◆ TASK DIRECTIONS ◆
Every line of the records must be repeated exactly; pictures stay out.
##########
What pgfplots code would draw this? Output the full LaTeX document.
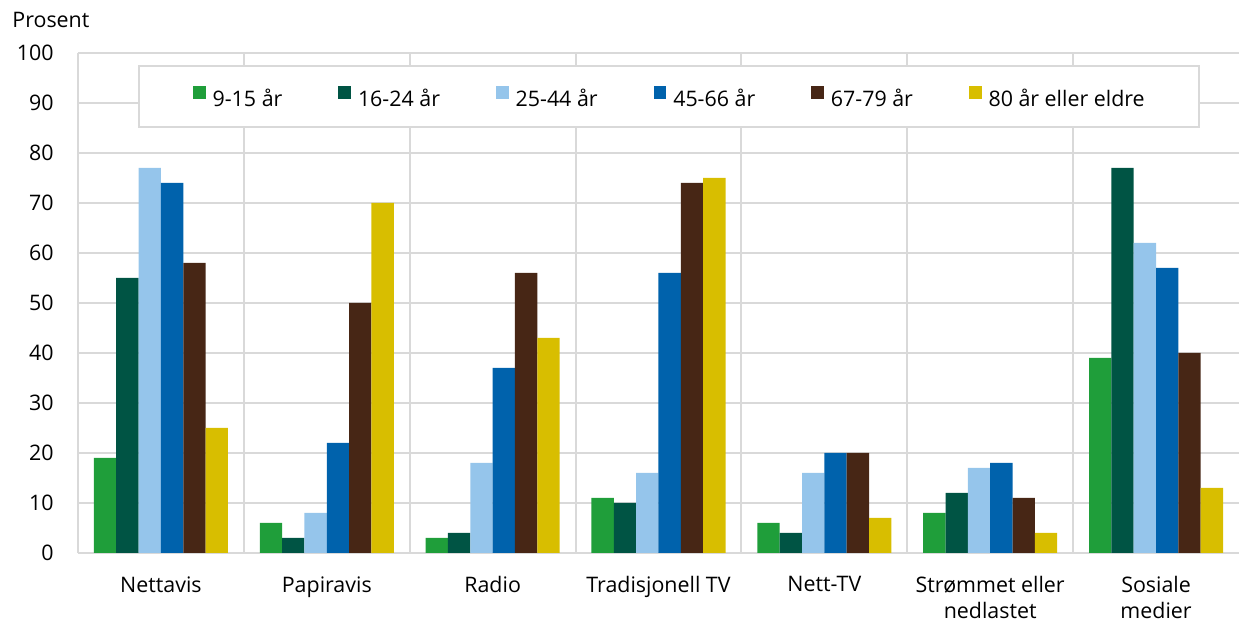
\documentclass[border=0pt]{standalone}
\usepackage{fontspec}
\setmainfont{Open Sans}
\usepackage{pgfplots}
\pgfplotsset{compat=1.18}
\definecolor{gridgray}{RGB}{217,217,217}
\definecolor{aarA}{RGB}{31,158,58}
\definecolor{aarB}{RGB}{0,84,68}
\definecolor{aarC}{RGB}{149,197,235}
\definecolor{aarD}{RGB}{0,98,172}
\definecolor{aarE}{RGB}{71,38,21}
\definecolor{aarF}{RGB}{216,190,0}
\newcommand{\lblfont}{\fontsize{10.7bp}{13bp}\selectfont}

\begin{document}
\begin{tikzpicture}
\path[use as bounding box] (0,0) rectangle (619.5bp,311.5bp);
\begin{axis}[
  at={(39bp,35bp)}, anchor=south west,
  scale only axis, width=580.5bp, height=250bp,
  clip mode=individual,
  ybar=0pt, bar width=0.1347,
  enlargelimits=false,
  xmin=0.5, xmax=7.5, ymin=0, ymax=100,
  xtick={1,...,7},
  xticklabels={Nettavis, Papiravis, Radio, Tradisjonell TV, Nett-TV, {Strømmet eller\\nedlastet}, {Sosiale\\medier}},
  minor xtick={1.5,2.5,...,6.5},
  ytick={0,10,...,100},
  ymajorgrids, xminorgrids,
  grid style={gridgray, line width=1bp},
  major tick length=0pt, minor tick length=0pt,
  axis x line*=bottom, axis y line*=left,
  axis line style={gridgray, line width=1bp, -},
  /pgf/number format/assume math mode=true,
  yticklabel style={font=\lblfont, anchor=east, inner sep=0pt, xshift=-12bp},
  xticklabel style={font=\lblfont, align=center, anchor=north, inner sep=0pt, yshift=-11.5bp},
  legend columns=6,
  legend image code/.code={\fill[#1, draw=none] (0bp,0bp) rectangle (6.3bp,6.3bp);},
  legend style={at={(rel axis cs:0.0517,0.976)}, anchor=north west,
    draw=gridgray, line width=1bp, inner xsep=27bp, inner ysep=10bp,
    font=\lblfont,
    nodes={inner sep=0pt, text height=8bp, text depth=0pt},
    /tikz/every odd column/.append style={column sep=3.5bp},
    /tikz/every even column/.append style={column sep=28bp}},
]
\addplot[fill=aarA, draw=none] coordinates {(1,19)(2,6)(3,3)(4,11)(5,6)(6,8)(7,39)};
\addplot[fill=aarB, draw=none] coordinates {(1,55)(2,3)(3,4)(4,10)(5,4)(6,12)(7,77)};
\addplot[fill=aarC, draw=none] coordinates {(1,77)(2,8)(3,18)(4,16)(5,16)(6,17)(7,62)};
\addplot[fill=aarD, draw=none] coordinates {(1,74)(2,22)(3,37)(4,56)(5,20)(6,18)(7,57)};
\addplot[fill=aarE, draw=none] coordinates {(1,58)(2,50)(3,56)(4,74)(5,20)(6,11)(7,40)};
\addplot[fill=aarF, draw=none] coordinates {(1,25)(2,70)(3,43)(4,75)(5,7)(6,4)(7,13)};
\legend{9-15 år, 16-24 år, 25-44 år, 45-66 år, 67-79 år, 80 år eller eldre}
\node[anchor=base west, inner sep=0pt, font=\lblfont, xshift=-33bp, yshift=12.5bp] at (rel axis cs:0,1) {Prosent};
\end{axis}
\end{tikzpicture}
\end{document}
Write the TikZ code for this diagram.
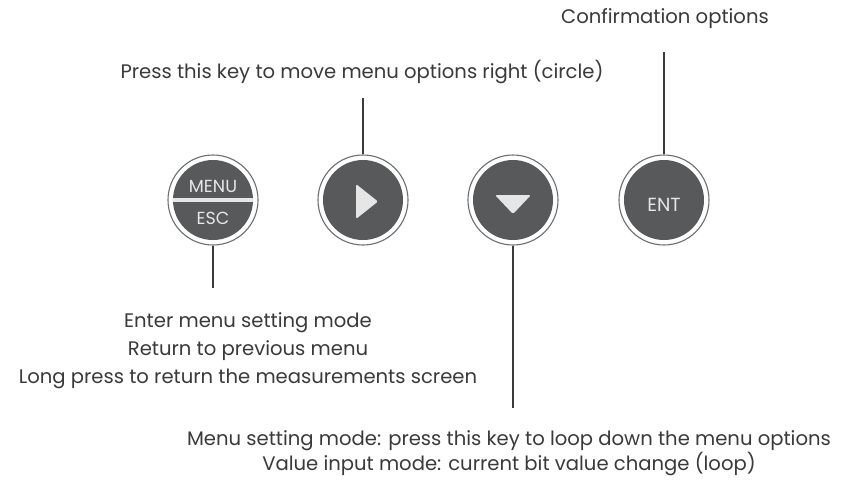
\documentclass[tikz,border=0pt]{standalone}
\usepackage{fontspec}
\setmainfont{Poppins}
\definecolor{keygray}{HTML}{58595B}
\definecolor{ringgray}{HTML}{6D6E70}
\definecolor{glyphgray}{HTML}{E6E6E7}
\definecolor{textgray}{HTML}{3A3A3A}
\tikzset{
    key/.style={circle,draw=ringgray,line width=1.1pt,fill=white,minimum size=90pt,inner sep=0pt,
        path picture={\fill[keygray] (path picture bounding box.center) circle [radius=40pt];}},
    splitkey/.style={key,
        path picture={\fill[keygray] (path picture bounding box.center) circle [radius=40pt];
            \fill[glyphgray] ([shift={(-39.9pt,-2pt)}]path picture bounding box.center) rectangle ([shift={(39.9pt,2pt)}]path picture bounding box.center);}},
    keytext/.style={text=glyphgray,font=\fontsize{17.5}{19}\selectfont,inner sep=0pt},
    lead/.style={draw=textgray,line width=1.3pt},
    note/.style={text=textgray,font=\fontsize{19.6}{22}\selectfont,anchor=base,inner sep=0pt}
}
\begin{document}
\begin{tikzpicture}[x=1pt,y=-1pt]
    \useasboundingbox[fill=white] (0,0) rectangle (854,480);
    %% Keys
    \node[splitkey] (menu)  at (213,200) {};
        \node[keytext] (menutxt) at (213,186) {MENU};
        \node[keytext] (esctxt)  at (213,218) {ESC};
    \node[key] (right) at (363,200) {};
        \fill[glyphgray,rounded corners=1.5pt] (356,184) -- (356,219) -- (378,201.5) -- cycle;
    \node[key] (down)  at (513,200) {};
        \fill[glyphgray,rounded corners=1.5pt] (495,195) -- (531,195) -- (513,214) -- cycle;
    \node[key] (ent)   at (664,200) {};
        \node[keytext,font=\fontsize{19}{21}\selectfont] (enttxt) at (664,205) {ENT};
    %% Leader lines
    \coordinate (menuend)  at (213,288);
    \coordinate (rightend) at (363,98);
    \coordinate (downend)  at (513,408);
    \coordinate (entend)   at (664,52);
        \draw[lead] (menu.south)  -- (menuend);
        \draw[lead] (right.north) -- (rightend);
        \draw[lead] (down.south)  -- (downend);
        \draw[lead] (ent.north)   -- (entend);
    %% Notes
    \node[note] (entnote)   at (665,23) {Confirmation options};
    \node[note] (rightnote) at (362,78) {Press this key to move menu options right (circle)};
    \node[note] (menunote1) at (248,327) {Enter menu setting mode};
    \node[note] (menunote2) at (248,355) {Return to previous menu};
    \node[note] (menunote3) at (248,383) {Long press to return the measurements screen};
    \node[note] (downnote1) at (509,445) {Menu setting mode: press this key to loop down the menu options};
    \node[note] (downnote2) at (509,470) {Value input mode: current bit value change (loop)};
\end{tikzpicture}
\end{document}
##########
◆ OUTPUT FOR THIS EXERCISE ◆
What pgfplots code would draw this? Output the full LaTeX document.
\documentclass[border=0pt]{standalone}
\usepackage{fontspec}
\setmainfont{Open Sans}
\usepackage{pgfplots}
\pgfplotsset{compat=1.18}
\definecolor{gridgray}{RGB}{217,217,217}
\definecolor{aarA}{RGB}{31,158,58}
\definecolor{aarB}{RGB}{0,84,68}
\definecolor{aarC}{RGB}{149,197,235}
\definecolor{aarD}{RGB}{0,98,172}
\definecolor{aarE}{RGB}{71,38,21}
\definecolor{aarF}{RGB}{216,190,0}
\newcommand{\lblfont}{\fontsize{10.7bp}{13bp}\selectfont}

\begin{document}
\begin{tikzpicture}
\path[use as bounding box] (0,0) rectangle (619.5bp,311.5bp);
\begin{axis}[
  at={(39bp,35bp)}, anchor=south west,
  scale only axis, width=580.5bp, height=250bp,
  clip mode=individual,
  ybar=0pt, bar width=0.1347,
  enlargelimits=false,
  xmin=0.5, xmax=7.5, ymin=0, ymax=100,
  xtick={1,...,7},
  xticklabels={Nettavis, Papiravis, Radio, Tradisjonell TV, Nett-TV, {Strømmet eller\\nedlastet}, {Sosiale\\medier}},
  minor xtick={1.5,2.5,...,6.5},
  ytick={0,10,...,100},
  ymajorgrids, xminorgrids,
  grid style={gridgray, line width=1bp},
  major tick length=0pt, minor tick length=0pt,
  axis x line*=bottom, axis y line*=left,
  axis line style={gridgray, line width=1bp, -},
  /pgf/number format/assume math mode=true,
  yticklabel style={font=\lblfont, anchor=east, inner sep=0pt, xshift=-12bp},
  xticklabel style={font=\lblfont, align=center, anchor=north, inner sep=0pt, yshift=-11.5bp},
  legend columns=6,
  legend image code/.code={\fill[#1, draw=none] (0bp,0bp) rectangle (6.3bp,6.3bp);},
  legend style={at={(rel axis cs:0.0517,0.976)}, anchor=north west,
    draw=gridgray, line width=1bp, inner xsep=27bp, inner ysep=10bp,
    font=\lblfont,
    nodes={inner sep=0pt, text height=8bp, text depth=0pt},
    /tikz/every odd column/.append style={column sep=3.5bp},
    /tikz/every even column/.append style={column sep=28bp}},
]
\addplot[fill=aarA, draw=none] coordinates {(1,19)(2,6)(3,3)(4,11)(5,6)(6,8)(7,39)};
\addplot[fill=aarB, draw=none] coordinates {(1,55)(2,3)(3,4)(4,10)(5,4)(6,12)(7,77)};
\addplot[fill=aarC, draw=none] coordinates {(1,77)(2,8)(3,18)(4,16)(5,16)(6,17)(7,62)};
\addplot[fill=aarD, draw=none] coordinates {(1,74)(2,22)(3,37)(4,56)(5,20)(6,18)(7,57)};
\addplot[fill=aarE, draw=none] coordinates {(1,58)(2,50)(3,56)(4,74)(5,20)(6,11)(7,40)};
\addplot[fill=aarF, draw=none] coordinates {(1,25)(2,70)(3,43)(4,75)(5,7)(6,4)(7,13)};
\legend{9-15 år, 16-24 år, 25-44 år, 45-66 år, 67-79 år, 80 år eller eldre}
\node[anchor=base west, inner sep=0pt, font=\lblfont, xshift=-33bp, yshift=12.5bp] at (rel axis cs:0,1) {Prosent};
\end{axis}
\end{tikzpicture}
\end{document}
Write the TikZ code for this diagram.
\documentclass[tikz,border=0pt]{standalone}
\usepackage{fontspec}
\setmainfont{Poppins}
\definecolor{keygray}{HTML}{58595B}
\definecolor{ringgray}{HTML}{6D6E70}
\definecolor{glyphgray}{HTML}{E6E6E7}
\definecolor{textgray}{HTML}{3A3A3A}
\tikzset{
    key/.style={circle,draw=ringgray,line width=1.1pt,fill=white,minimum size=90pt,inner sep=0pt,
        path picture={\fill[keygray] (path picture bounding box.center) circle [radius=40pt];}},
    splitkey/.style={key,
        path picture={\fill[keygray] (path picture bounding box.center) circle [radius=40pt];
            \fill[glyphgray] ([shift={(-39.9pt,-2pt)}]path picture bounding box.center) rectangle ([shift={(39.9pt,2pt)}]path picture bounding box.center);}},
    keytext/.style={text=glyphgray,font=\fontsize{17.5}{19}\selectfont,inner sep=0pt},
    lead/.style={draw=textgray,line width=1.3pt},
    note/.style={text=textgray,font=\fontsize{19.6}{22}\selectfont,anchor=base,inner sep=0pt}
}
\begin{document}
\begin{tikzpicture}[x=1pt,y=-1pt]
    \useasboundingbox[fill=white] (0,0) rectangle (854,480);
    %% Keys
    \node[splitkey] (menu)  at (213,200) {};
        \node[keytext] (menutxt) at (213,186) {MENU};
        \node[keytext] (esctxt)  at (213,218) {ESC};
    \node[key] (right) at (363,200) {};
        \fill[glyphgray,rounded corners=1.5pt] (356,184) -- (356,219) -- (378,201.5) -- cycle;
    \node[key] (down)  at (513,200) {};
        \fill[glyphgray,rounded corners=1.5pt] (495,195) -- (531,195) -- (513,214) -- cycle;
    \node[key] (ent)   at (664,200) {};
        \node[keytext,font=\fontsize{19}{21}\selectfont] (enttxt) at (664,205) {ENT};
    %% Leader lines
    \coordinate (menuend)  at (213,288);
    \coordinate (rightend) at (363,98);
    \coordinate (downend)  at (513,408);
    \coordinate (entend)   at (664,52);
        \draw[lead] (menu.south)  -- (menuend);
        \draw[lead] (right.north) -- (rightend);
        \draw[lead] (down.south)  -- (downend);
        \draw[lead] (ent.north)   -- (entend);
    %% Notes
    \node[note] (entnote)   at (665,23) {Confirmation options};
    \node[note] (rightnote) at (362,78) {Press this key to move menu options right (circle)};
    \node[note] (menunote1) at (248,327) {Enter menu setting mode};
    \node[note] (menunote2) at (248,355) {Return to previous menu};
    \node[note] (menunote3) at (248,383) {Long press to return the measurements screen};
    \node[note] (downnote1) at (509,445) {Menu setting mode: press this key to loop down the menu options};
    \node[note] (downnote2) at (509,470) {Value input mode: current bit value change (loop)};
\end{tikzpicture}
\end{document}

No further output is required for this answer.